Anglo-Saxon's customary law had a surety mechanism known as borh (not to be confused with a Burh) that was the foundation of their whole system of law. It was really simple, you take a dozen persons and then bind them together by making them pledge to be responsible for each others' actions. If one of them got a fine, the group must pay it, thus ill-behaving members were not very popular and could even be expelled . It's sure such a system wouldn't work well in modern time Britain, or in other prosperous countries for that matter, but at the time these were very coercive incentives. There were a lot of other similar customary law in ancient times, but we can find other kinds of decentralized systems in more civilized political structures. The Roman law for example allowed indigenous legal systems for non-Romans, some of which being polycentric, and we could also consider the European Union has a form of decentralized (or multi-layered) superstate, but it would be a stretch to call these polycentric.

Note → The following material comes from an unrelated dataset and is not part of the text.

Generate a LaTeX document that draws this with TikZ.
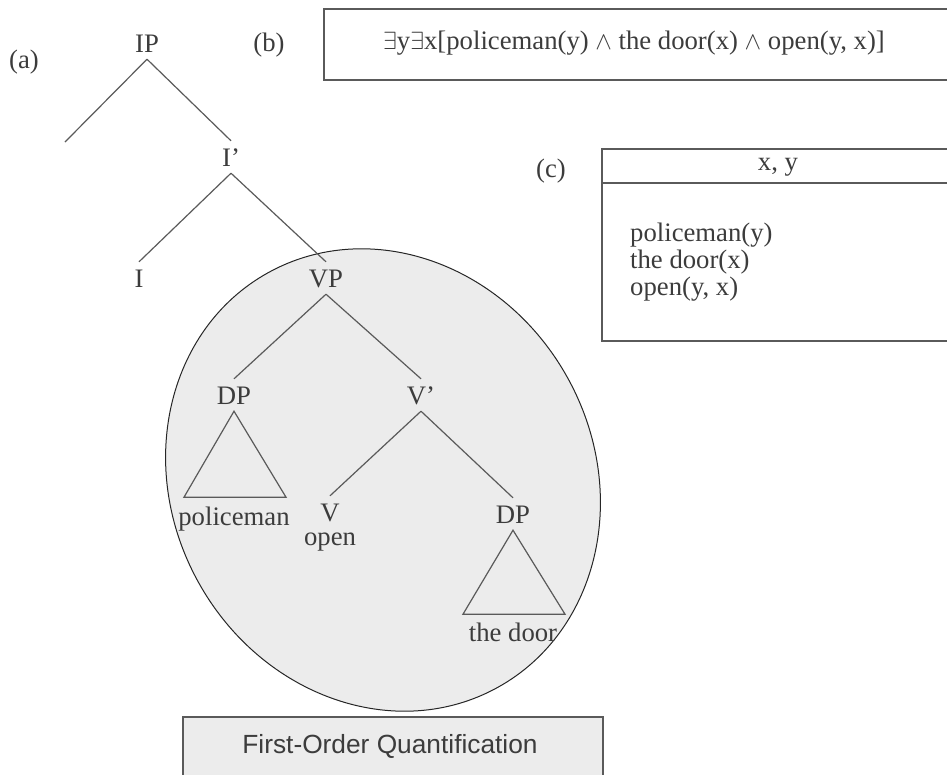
\documentclass[tikz,border=0pt]{standalone}
\usepackage{fontspec}
\setmainfont{Liberation Serif}
\newfontfamily\captionsans{Liberation Sans}
\definecolor{inkgray}{HTML}{3C3C3C}
\definecolor{edgegray}{HTML}{5A5A5A}
\definecolor{fillgray}{HTML}{ECECEC}
\tikzstyle{cat}=[inner xsep=2pt, inner ysep=7pt, text height=18pt, text depth=0pt]
\tikzstyle{word}=[anchor=base, inner sep=0pt]
\tikzstyle{branch}=[edgegray, line width=1.2pt]
\tikzstyle{frame}=[draw=edgegray, line width=1.7pt]

\begin{document}
\begin{tikzpicture}[x=1pt, y=-1pt, font=\fontsize{26.7}{30}\selectfont, text=inkgray]
\clip (0,0) rectangle (947,774);
% Region of first-order quantification
    \filldraw[fill=fillgray, draw=black!85, line width=1pt, rotate around={29:(383,480)}]
        (383,480) ellipse [x radius=211, y radius=237];
    \node[frame, fill=fillgray, anchor=north west, minimum width=420, minimum height=80] (foqbox) at (182,716) {};
    \node[word, font=\captionsans\fontsize{26.3}{30}\selectfont] (foq) at (390,753) {First-Order Quantification};
% Labels
    \node (taga) at (24,62) {(a)};
    \node (tagb) at (269,45) {(b)};
    \node (tagc) at (551,171) {(c)};
% Tree
    \node[cat] (ip) at (147,43) {IP};
    \coordinate (ipspec) at (65,142);
    \node[cat] (ibar) at (231,157) {I'};
    \node[cat] (i) at (139,278) {I};
    \node[cat] (vp) at (326,278) {VP};
    \node[cat] (dpsubj) at (234,395) {DP};
    \node[cat] (vbar) at (421,395) {V'};
    \node[cat] (v) at (330,512) {V};
    \node[cat] (dpobj) at (513,514) {DP};
    \node[word] (policeman) at (234,525) {policeman};
    \node[word] (open) at (330,545) {open};
    \node[word] (thedoor) at (513,641) {the door};
    \draw[branch] (ip.south) -- (ipspec);
    \draw[branch] (ip.south) -- (ibar.north);
    \draw[branch] (ibar.south) -- (i.north);
    \draw[branch] (ibar.south) -- (vp.north);
    \draw[branch] (vp.south) -- (dpsubj.north);
    \draw[branch] (vp.south) -- (vbar.north);
    \draw[branch] (vbar.south) -- (v.north);
    \draw[branch] (vbar.south) -- (dpobj.north);
    \draw[branch] (dpsubj.south) -- ++(-50,86) -- ++(102,0) -- cycle;
    \draw[branch] (dpobj.south) -- ++(-50,84) -- ++(102,0) -- cycle;
% Formula
    \node[frame, anchor=north west, minimum width=640, minimum height=71] (folbox) at (323,8) {};
    \node (fol) at (634,43) {$\exists$y$\exists$x[policeman(y) $\wedge$ the door(x) $\wedge$ open(y, x)]};
% DRS
    \node[frame, anchor=north west, minimum width=360, minimum height=192] (drs) at (601,148) {};
    \draw[frame] ([yshift=-35pt]drs.north west) -- ([yshift=-35pt]drs.north east);
    \node (drsrefs) at (778,167) {x, y};
    \node[word, anchor=base west] (cond1) at (630,241) {policeman(y)};
    \node[word, anchor=base west] (cond2) at (630,268) {the door(x)};
    \node[word, anchor=base west] (cond3) at (630,295) {open(y, x)};
\end{tikzpicture}
\end{document}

This brings us to the subject of the day, Somalia's customary law, the Xeer legal system. It's what has defined Somalia since its inception and is more than thirteen centuries old. It has been and still is the principal way for Somalis to resolve their disputes despite the introduction of the Shari'a (which by the way is widely used for common civil cases like marriage, divorce, inheritance, etc.) and the Italian colonial government's attempt to get rid of traditional laws before the independence. The Xeer is considered to be completely indigenous and is perhaps the most evolved form of polycentric legal system still in use today. In spite of all the political instability, piracy and other problems plaguing this country, Somalia's economy is thriving compared to most other African nations and some people are attributing that to their customary law. Even the government of the autonomous Somaliland region have tried to make themselves more legitimate in the eyes of their citizens by appointing elders (the Xeer system's judges) into the upper house of parliament, but that apparently didn't worked so well. I must note that Xeer's popularity in that part of Somalia is more pronounced as a consequence of the more relaxed British attitude toward their colonies. Since the Somalis gained their independence in the sixties, the state of Somalia had introduced various civil law systems, but the Xeer always prevailed, even with Siad Barre efforts to forbade clanism and promote centralization.

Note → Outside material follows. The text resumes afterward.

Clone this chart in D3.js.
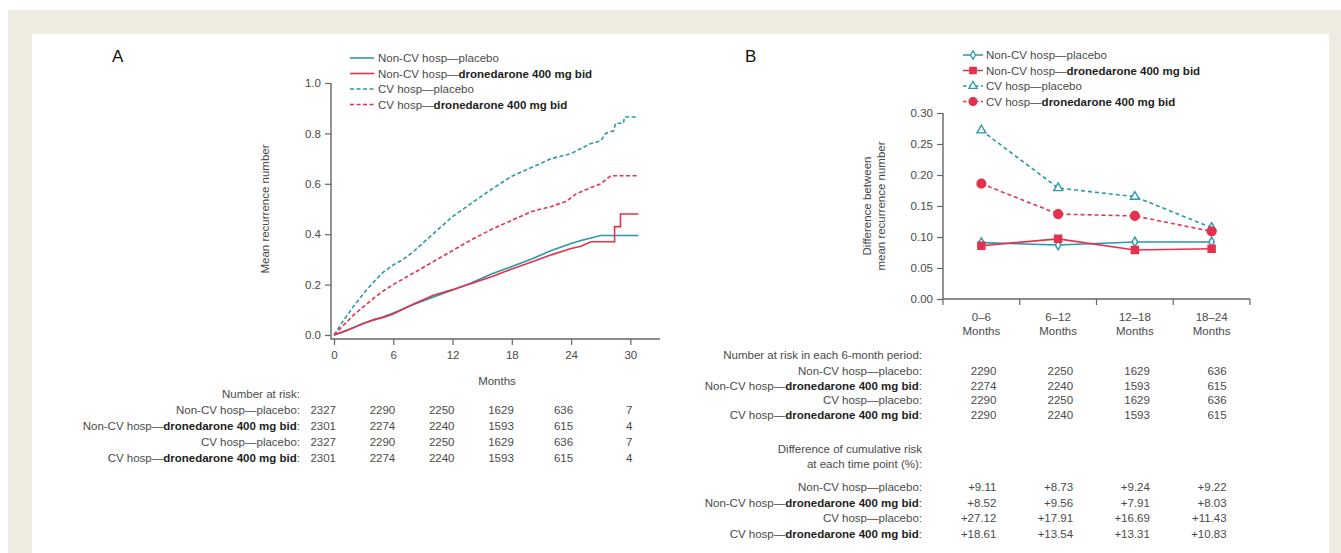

The law is defined in terms of property rights, which make it more compensatory than punitive. This characteristic by itself position this system as a great example of the previously defined concept of polycentric law. Another aspect is shown in the way fines are being paid, not to a court or the government, but directly to the victim(s). There's also many traditions that aren't polycentric, like bigger fines for prominent members of society than for commoners and a staunch opposition to any form of taxation. It's a very secular system too, keeping religious concerns out of the way. It also normally takes precedence over the Shari'a, even though both systems generally occupy different niches. There's a saying in Somalia that say:
Diinta waa labaddali karaa, xeer se lam baddali karo
That means "One can change his religion, one cannot change the law", which shows how secularism is ingrained into Somalis collective consciousness, especially when considering the predominance of a single religion in that country for centuries. But their secularism go even further than what is known elsewhere, as the law is even considered to be separated from the government. The Xeer system is administered and enforced by civilians, not government officials.

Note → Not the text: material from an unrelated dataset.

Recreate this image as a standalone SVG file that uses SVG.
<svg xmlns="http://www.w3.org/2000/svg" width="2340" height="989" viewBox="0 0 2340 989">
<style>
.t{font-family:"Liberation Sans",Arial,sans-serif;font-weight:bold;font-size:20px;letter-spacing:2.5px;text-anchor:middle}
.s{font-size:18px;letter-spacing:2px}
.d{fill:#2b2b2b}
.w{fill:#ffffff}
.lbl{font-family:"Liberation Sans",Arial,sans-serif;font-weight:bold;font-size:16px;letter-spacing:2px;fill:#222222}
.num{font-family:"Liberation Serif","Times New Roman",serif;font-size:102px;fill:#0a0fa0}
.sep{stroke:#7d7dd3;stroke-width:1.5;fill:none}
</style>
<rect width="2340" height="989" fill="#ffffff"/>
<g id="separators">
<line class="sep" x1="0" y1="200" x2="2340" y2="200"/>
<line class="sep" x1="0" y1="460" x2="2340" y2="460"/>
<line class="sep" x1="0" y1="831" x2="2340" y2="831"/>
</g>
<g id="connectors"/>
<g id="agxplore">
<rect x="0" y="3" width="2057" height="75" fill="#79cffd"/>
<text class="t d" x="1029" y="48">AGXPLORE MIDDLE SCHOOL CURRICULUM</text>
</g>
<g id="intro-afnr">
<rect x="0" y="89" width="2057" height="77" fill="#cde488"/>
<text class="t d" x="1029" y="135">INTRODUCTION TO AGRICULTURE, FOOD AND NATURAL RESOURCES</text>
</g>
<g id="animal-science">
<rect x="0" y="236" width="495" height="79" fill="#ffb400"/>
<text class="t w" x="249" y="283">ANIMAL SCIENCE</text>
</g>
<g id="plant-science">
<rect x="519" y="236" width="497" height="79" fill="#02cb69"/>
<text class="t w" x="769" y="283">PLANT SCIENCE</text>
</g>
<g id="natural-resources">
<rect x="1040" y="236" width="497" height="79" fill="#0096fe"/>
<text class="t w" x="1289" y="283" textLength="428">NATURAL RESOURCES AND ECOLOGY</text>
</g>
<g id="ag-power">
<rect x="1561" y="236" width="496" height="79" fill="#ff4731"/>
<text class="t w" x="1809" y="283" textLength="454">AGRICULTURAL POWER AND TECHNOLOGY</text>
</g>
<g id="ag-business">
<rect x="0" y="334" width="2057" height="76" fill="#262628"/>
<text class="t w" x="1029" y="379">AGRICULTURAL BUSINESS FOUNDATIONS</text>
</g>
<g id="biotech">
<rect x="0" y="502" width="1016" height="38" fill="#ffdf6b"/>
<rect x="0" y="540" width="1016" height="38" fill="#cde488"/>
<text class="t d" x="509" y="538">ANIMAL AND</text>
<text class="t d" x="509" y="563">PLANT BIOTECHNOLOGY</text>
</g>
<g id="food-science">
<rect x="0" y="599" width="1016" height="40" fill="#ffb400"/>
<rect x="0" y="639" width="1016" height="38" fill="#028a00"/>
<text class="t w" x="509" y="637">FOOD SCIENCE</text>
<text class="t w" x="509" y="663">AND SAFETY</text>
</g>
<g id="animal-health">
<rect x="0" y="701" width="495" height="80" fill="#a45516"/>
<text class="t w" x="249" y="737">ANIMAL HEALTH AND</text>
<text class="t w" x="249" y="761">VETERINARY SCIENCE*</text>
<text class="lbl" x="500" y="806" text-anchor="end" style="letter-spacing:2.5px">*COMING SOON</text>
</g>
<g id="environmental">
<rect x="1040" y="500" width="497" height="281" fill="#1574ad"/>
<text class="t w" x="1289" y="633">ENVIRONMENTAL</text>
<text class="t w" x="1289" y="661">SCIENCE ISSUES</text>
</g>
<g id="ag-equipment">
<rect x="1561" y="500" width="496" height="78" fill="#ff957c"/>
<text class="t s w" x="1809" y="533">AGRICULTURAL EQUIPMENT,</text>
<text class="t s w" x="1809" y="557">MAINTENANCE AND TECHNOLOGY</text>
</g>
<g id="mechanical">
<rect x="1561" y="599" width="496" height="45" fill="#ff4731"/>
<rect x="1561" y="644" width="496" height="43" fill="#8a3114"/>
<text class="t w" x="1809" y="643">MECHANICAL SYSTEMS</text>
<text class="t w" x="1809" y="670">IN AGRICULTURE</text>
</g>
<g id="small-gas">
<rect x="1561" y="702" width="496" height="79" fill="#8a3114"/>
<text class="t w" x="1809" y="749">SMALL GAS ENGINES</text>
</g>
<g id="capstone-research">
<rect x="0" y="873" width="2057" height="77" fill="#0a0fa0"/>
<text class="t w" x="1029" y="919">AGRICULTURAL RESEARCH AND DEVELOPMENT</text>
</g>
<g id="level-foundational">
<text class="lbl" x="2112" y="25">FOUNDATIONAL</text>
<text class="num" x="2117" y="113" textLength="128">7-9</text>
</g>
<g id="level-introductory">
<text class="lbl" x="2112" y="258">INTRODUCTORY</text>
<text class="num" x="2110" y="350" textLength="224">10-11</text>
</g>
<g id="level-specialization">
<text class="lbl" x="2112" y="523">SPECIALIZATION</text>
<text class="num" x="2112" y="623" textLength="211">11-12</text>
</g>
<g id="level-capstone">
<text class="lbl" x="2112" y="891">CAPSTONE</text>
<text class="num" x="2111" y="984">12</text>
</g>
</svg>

There's an insurance mechanism not unlike the bohr surety system. Generally the family of the offender is designated to be responsible for its actions, thus rehabilitation of criminals is the business of their respective family. In extreme cases, the family can disown one of its member, who then automatically becomes an outlaw. In such case, the only option left for the criminal is to leave the country. The way everything works can bear surprising resemblance to modern systems of law. There is specialized functions that can be related to the common court and law enforcement functions:
- Odayal (Judges)
- Xeer Boggeyaal (Jurists)
- Guurtiyaal (Detectives)
- Garxajiyaal (Attorneys)
- Murkhaatiyal (Witnesses)
- Waranle (Police officers)
Each Somali is appointed an Odayal at birth, chosen after long deliberation by the elders of the clan. That title can be lost at some point if the community decide so, making judges more careful and taking the interest of the collectivity before their own clan. The way everything work is intimately tied to the complex Somali family clan structure. This system is even scalable, as the Xeer not only rule disputes inside and between clans, but also across regions, between alliances of clans called jilibs. I won't go into the details of court procedures as this is pretty boring stuff (comically googling "pretty boring stuff" yields `Pretty Boring Stuff': District Judges and Housing Possession Proceedings as first result!) One thing to note is the preponderance of oaths to settle complex situations, for instance when the witnesses contradict each other or if there's not enough witnesses to confirm a story. In these times, the person in question is asked to take an oath like "I swear by my virility." or "I swear by Allah.". Some oaths can even have consequences like the divorce oath that, if broken, make a marriage vow null and void. There's also a oath of innocence that the accused must take when the plaintiff fails to convince the judge of the validity of his case.
To wrap up everything, the long time appreciation of the Xeer by Somalis seems to be in sharp contrast with the usual cynicism most peoples have toward their legal system. Even though Somalia as its problems, which are less dramatic than some would have us to believe, it doesn't mean there's nothing to be learned from them.